We are taught that the councils are guided by the Holy Spirit, and are, therefore, protected from error. Again from the Catholic Encyclopedia:
All the arguments which go to prove the infallibility of the Church apply with their fullest force to the infallible authority of general councils in union with the pope. For conciliary decisions are the ripe fruit of the total life-energy of the teaching Church actuated and directed by the Holy Ghost.So how, exactly, are we to understand the "spirit of Vatican II"?
First, unless we reject the infallible authority of the council acting in union with the pope, we must accept that the documents published by the council, particularly the constitutions, are the full expression of the council's intention on their respective subjects.
Second, to properly appreciate what was intended, we must commit the time and energy to read and study the documents, and to seek out scholarly commentary on them.
Now on having followed those steps, which must, I think, be viewed as acts of conscience, we may then consider the representations of those who propound various actions in the name of the "spirit of Vatican II". We can then evaluate them, as follows:
- Do the proposed actions agree with declarations made by the council?
- Do the proposed actions appear to be contrary to the declarations of the council?
- Is there commentary from the Vatican already on the sort of changes proposed?
Liturgiam Authenticam addresses the issues surrounding translations of liturgy to the vernacular languages.
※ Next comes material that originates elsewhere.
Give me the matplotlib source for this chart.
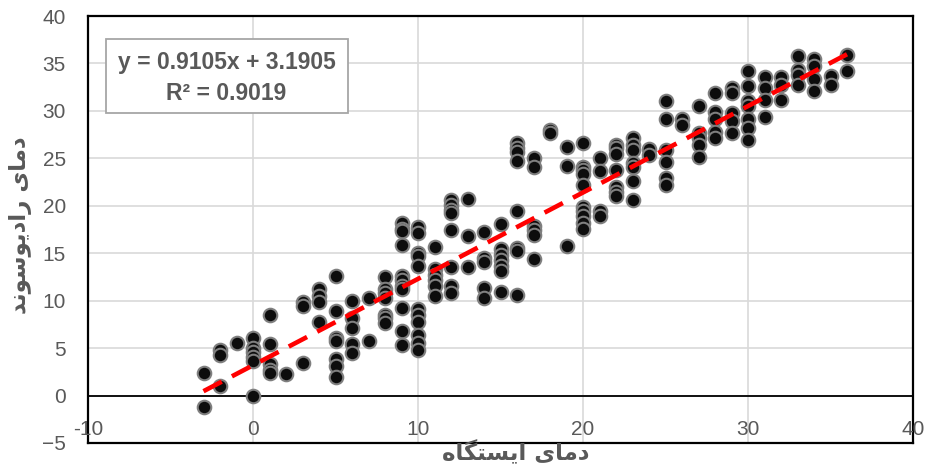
import numpy as np
import matplotlib.pyplot as plt
from matplotlib.patches import Rectangle
from matplotlib.transforms import blended_transform_factory

# station temperature (x) -> radiosonde temperatures read at that x
station_x = [-3, -2, -1, 0, 1, 2, 3, 4, 5, 6, 7, 8, 9, 10, 11, 12, 13, 14, 15, 16, 17, 18,
             19, 20, 21, 22, 23, 24, 25, 26, 27, 28, 29, 30, 31, 32, 33, 34, 35, 36]
radio_y = [
    [2.4, -1.2],
    [4.8, 4.3, 1.0],
    [5.5],
    [6.1, 5.0, 4.6, 4.1, 3.6, 0.0],
    [8.5, 5.4, 3.3, 2.7, 2.4],
    [2.3],
    [9.9, 9.4, 3.4],
    [11.2, 10.5, 9.9, 7.8],
    [12.6, 8.9, 6.1, 5.7, 3.8, 3.1, 2.0],
    [10.0, 8.2, 7.1, 5.4, 4.5],
    [10.3, 5.7],
    [12.5, 11.2, 10.8, 10.3, 8.5, 8.2, 7.6],
    [18.2, 17.6, 17.3, 15.9, 12.6, 12.2, 11.5, 11.2, 9.2, 6.8, 5.3],
    [17.8, 17.1, 15.0, 14.7, 13.7, 9.1, 8.5, 7.8, 6.4, 5.5, 4.8],
    [15.7, 13.3, 12.7, 12.2, 11.5, 10.5],
    [20.6, 20.1, 19.6, 19.2, 17.5, 13.6, 11.5, 10.8],
    [20.7, 16.8, 13.5],
    [17.2, 14.5, 14.1, 11.3, 10.3],
    [18.1, 15.4, 14.8, 14.3, 13.7, 13.1, 10.9],
    [26.6, 26.1, 25.7, 24.7, 19.5, 15.5, 15.2, 10.6],
    [25.0, 24.1, 17.9, 17.5, 16.9, 14.4],
    [28.0, 27.7],
    [26.2, 24.2, 15.8],
    [26.6, 24.1, 23.8, 23.4, 22.2, 19.9, 19.4, 18.9, 18.2, 17.6],
    [25.0, 23.7, 19.4, 18.9],
    [26.4, 26.1, 25.5, 23.8, 22.0, 21.5, 21.0],
    [27.1, 26.4, 25.9, 24.5, 24.1, 22.6, 20.6],
    [26.0, 25.4],
    [31.0, 29.1, 25.9, 24.6, 22.9, 22.2],
    [29.1, 28.5],
    [30.5, 27.7, 27.1, 26.4, 25.1],
    [31.9, 29.9, 29.1, 27.8, 27.1],
    [32.4, 31.9, 29.8, 28.9, 27.7],
    [34.2, 32.6, 31.0, 30.5, 29.1, 28.2, 26.9],
    [33.6, 32.4, 31.2, 29.4],
    [33.6, 32.7, 31.1],
    [35.8, 34.3, 33.8, 32.7],
    [35.5, 34.7, 33.4, 32.1],
    [33.7, 32.7],
    [35.9, 34.2],
]

slope = 0.9105
intercept = 3.1905
r2 = 0.9019

x_ticks = [-10, 0, 10, 20, 30, 40]
y_ticks = [-5, 0, 5, 10, 15, 20, 25, 30, 35, 40]

# persian labels, pre-shaped (presentation forms) in visual order
xlabel_fa = "\ufee9\ufe8e\ufb95\ufe98\ufeb4\ufbfe\ufe8d \ufbfc\ufe8e\ufee3\ufea9"     # دمای ایستگاه
ylabel_fa = "\ufeaa\ufee7\ufeee\ufeb3\ufeee\ufbfe\ufea9\ufe8d\ufead \ufbfc\ufe8e\ufee3\ufea9"  # دمای رادیوسوند

xs = np.concatenate([[x] * len(ys) for x, ys in zip(station_x, radio_y)])
ys = np.concatenate(radio_y)

gray = '#595959'
fig = plt.figure(figsize=(9.27, 4.74), dpi=100)
ax = fig.add_axes([88 / 927, 1 - 443 / 474, 825 / 927, 427 / 474])

ax.scatter(xs, ys, s=95, c='#0d0d0d', edgecolors='#7f7f7f', linewidths=1.5, zorder=3)

lx = np.array([min(station_x), max(station_x)])
ax.plot(lx, slope * lx + intercept, color='#ff0000', lw=3.3, ls=(0, (4.5, 2.5)),
        solid_capstyle='butt', dash_capstyle='butt', zorder=4)

ax.set_xlim(-10, 40)
ax.set_ylim(-5, 40)
ax.set_xticks(x_ticks)
ax.set_yticks(y_ticks)
ax.grid(True, color='#d9d9d9', lw=1.2, zorder=0)
ax.set_axisbelow(True)
ax.axhline(0, color='black', lw=1.3, zorder=2)
for sp in ax.spines.values():
    sp.set_color('black')
    sp.set_linewidth(1.6)

ax.tick_params(axis='both', length=0)
ax.tick_params(axis='y', pad=16, labelsize=15, labelcolor=gray)
for lab in ax.get_yticklabels():
    lab.set_fontfamily('Liberation Sans')
ax.tick_params(axis='x', labelbottom=False)
tr = blended_transform_factory(ax.transData, ax.transAxes)
for t in x_ticks:
    ax.text(t, 0.031, str(t), transform=tr, ha='center', va='center',
            fontsize=15, color=gray, family='Liberation Sans', zorder=5)

# equation box
ax.add_patch(Rectangle((0.0218, 0.773), 0.293, 0.173, transform=ax.transAxes,
                       facecolor='white', edgecolor='#a6a6a6', lw=1.3, zorder=5))
ax.text(0.168, 0.892, f'y = {slope}x + {intercept}', transform=ax.transAxes,
        ha='center', va='center', fontsize=16.5, fontweight='bold', color=gray,
        family='Liberation Sans', zorder=6)
ax.text(0.168, 0.818, f'R\u00b2 = {r2}', transform=ax.transAxes,
        ha='center', va='center', fontsize=16.5, fontweight='bold', color=gray,
        family='Liberation Sans', zorder=6)

fig.text(516 / 927, 1 - 453 / 474, xlabel_fa, ha='center', va='center', fontsize=16.5,
         fontweight='bold', color=gray, family='DejaVu Sans')
fig.text(21 / 927, 1 - 225 / 474, ylabel_fa, ha='center', va='center', rotation=90,
         fontsize=16.5, fontweight='bold', color=gray, family='DejaVu Sans')

fig.savefig('out.png', dpi=100)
Although Sacrosanctum Concilium, in my reading, seems to allow for the vernacular in the context of mission lands, not the entire Church, this has been softened in recognition of the fact that the vernacular, however badly implemented, is now pervasive.
The best commentary on the liturgy, and on its abuses, is in The Spirit of the Liturgy, by then Joseph Cardinal Ratzinger. I have read a review of Vatican II: Renewal within Tradition, edited by Matthew L. Lamb and Matthew Levering, and will soon read that volume, as it appears to be a very clear discussion of what we should properly understand from the documents of Vatican II.